Spicker is equally clear in his verdict on social protection systems:

Social protection is not targeted on the poor, then, and it is debatable whether a focus on poverty is even a primary consideration. It is perhaps surprising, then, to discover that some of the national welfare systems which are most effective in dealing with poverty, like those in Northern Europe, have been based on the principle of social protection rather than poor relief. The schemes which do best, like provision for older people in Sweden, are the ones which provide for people regardless of need. Schemes which offer a ‘safety net’ do not do so well in securing a minimum income. If a system is based on support for everyone, poor people will also be helped. If it supports only the poor, some are likely to be excluded (p.136).

When Spicker asks ‘What works?’ (p.143) he discovers that what works is generally policy which improves things for everyone rather than for a particular class of poor people (because that risks ‘musical chairs’, as Spicker puts it, i.e., some people take the relative positions which other people used to have).
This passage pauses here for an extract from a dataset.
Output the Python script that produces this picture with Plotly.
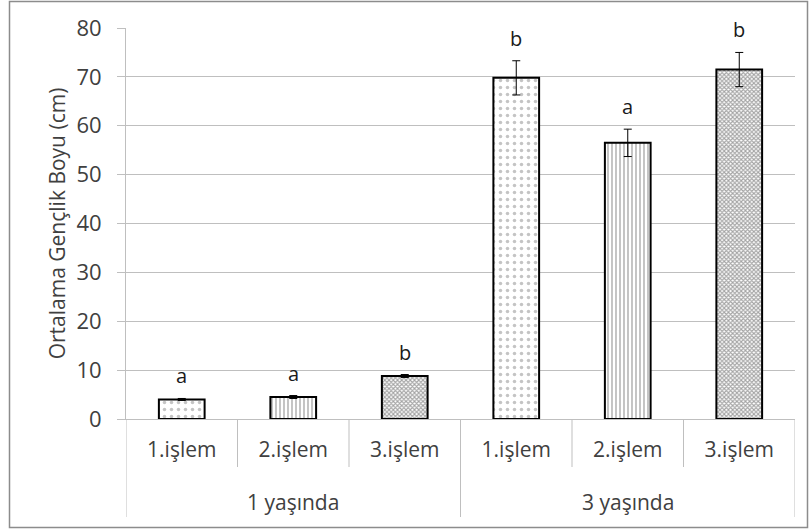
import plotly.graph_objects as go

groups = ["1 yaşında", "1 yaşında", "1 yaşında", "3 yaşında", "3 yaşında", "3 yaşında"]
treatments = ["1.işlem", "2.işlem", "3.işlem", "1.işlem", "2.işlem", "3.işlem"]
means = [4.0, 4.5, 8.8, 69.8, 56.5, 71.5]
errors = [0.2, 0.3, 0.3, 3.5, 2.8, 3.5]
letters = ["a", "a", "b", "b", "a", "b"]
y_ticks = [0, 10, 20, 30, 40, 50, 60, 70, 80]

patterns = [".", "|", "x", ".", "|", "x"]
pat_size = [7, 4, 3, 7, 4, 3]
pat_solid = [0.2, 0.3, 0.6, 0.2, 0.3, 0.6]
pat_color = ["#8a8a8a", "#3a3a3a", "#4a4a4a", "#8a8a8a", "#3a3a3a", "#4a4a4a"]

W, H = 811, 530
ml, mr, mt, mb = 126, 16, 28, 111
pw, ph = W - ml - mr, H - mt - mb
grid = "#bfbfbf"
font = "Open Sans"
tcol = "#404040"

pos = list(range(len(treatments)))

fig = go.Figure()
fig.add_trace(go.Bar(
    x=pos, y=means,
    marker=dict(color="white", line=dict(color="black", width=2),
                pattern=dict(shape=patterns, size=pat_size, solidity=pat_solid,
                             fgcolor=pat_color, bgcolor="white", fillmode="overlay")),
    error_y=dict(type="data", array=errors, color="black", thickness=1, width=4),
    width=0.41, showlegend=False,
))

# significance letters above error bars
for i, (m, e, t) in enumerate(zip(means, errors, letters)):
    fig.add_annotation(x=i, y=m + e, text=t, showarrow=False, yanchor="bottom",
                       yshift=7, font=dict(family=font, size=20, color="#1a1a1a"))

# group labels
seen = []
for g in groups:
    if g not in seen:
        seen.append(g)
for g in seen:
    idx = [i for i, gg in enumerate(groups) if gg == g]
    fig.add_annotation(x=sum(idx) / len(idx), y=-(502 - (mt + ph)) / ph, yref="paper",
                       text=g, showarrow=False, yanchor="middle",
                       font=dict(family=font, size=21, color=tcol))

# category separators and group dividers
for b in range(len(pos) + 1):
    xb = b - 0.5
    is_group = b == 0 or b == len(pos) or groups[b] != groups[b - 1]
    depth = 98 if is_group else 48
    fig.add_shape(type="line", xref="x", yref="paper", x0=xb, x1=xb,
                  y0=0, y1=-depth / ph, line=dict(color=grid, width=1))

fig.update_layout(
    width=W, height=H,
    margin=dict(l=ml, r=mr, t=mt, b=mb, autoexpand=False),
    paper_bgcolor="white", plot_bgcolor="white",
    font=dict(family=font, size=21, color=tcol),
    xaxis=dict(range=[-0.5, len(pos) - 0.5], tickvals=pos, ticktext=treatments,
               showgrid=False, zeroline=False, showline=True, linecolor=grid,
               linewidth=1, ticks="", ticklabelstandoff=12,
               tickfont=dict(family=font, size=21, color=tcol)),
    yaxis=dict(range=[0, 80], tickvals=y_ticks, showgrid=True, gridcolor=grid,
               gridwidth=1, showline=True, linecolor=grid, ticks="outside",
               ticklen=8, tickcolor=grid, zeroline=False, ticklabelstandoff=11,
               tickfont=dict(family=font, size=22, color=tcol),
               title=dict(text="Ortalama Gençlik Boyu (cm)", standoff=5,
                          font=dict(family=font, size=21, color=tcol))),
)

# outer chart border
fig.add_shape(type="rect", xref="paper", yref="paper",
              x0=(9.5 - ml) / pw, x1=(807.5 - ml) / pw,
              y0=-(527.5 - mt - ph) / ph, y1=1 + (mt - 1.5) / ph,
              line=dict(color="#8c8c8c", width=1.5), layer="below")

fig.write_html("out.html", post_script="document.body.style.margin='0';",
               config={"displayModeBar": False})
This book both recognises the complexity of the situation and at the same time expresses the situation simply: real virtues in a textbook. A clear example of the combination appears on the final page:

There is an argument for focusing on policies which have a generally beneficial effect, and limited movement is better than none; but most strategies based exclusively on one or two factors have failed, and no single element in policy can possibly deal with all the issues. At the very least, poverty has to be understood as relating to material need, economic circumstances and social relationships: no policy which fails to take each of those into account is going to address the main issues. Strategy needs, for the same reason, to be broadly conceived. Policies which look only at part of the problem might succeed but they will not satisfy the aspirations and concerns of different people if those concerns are simply ignored (p.151).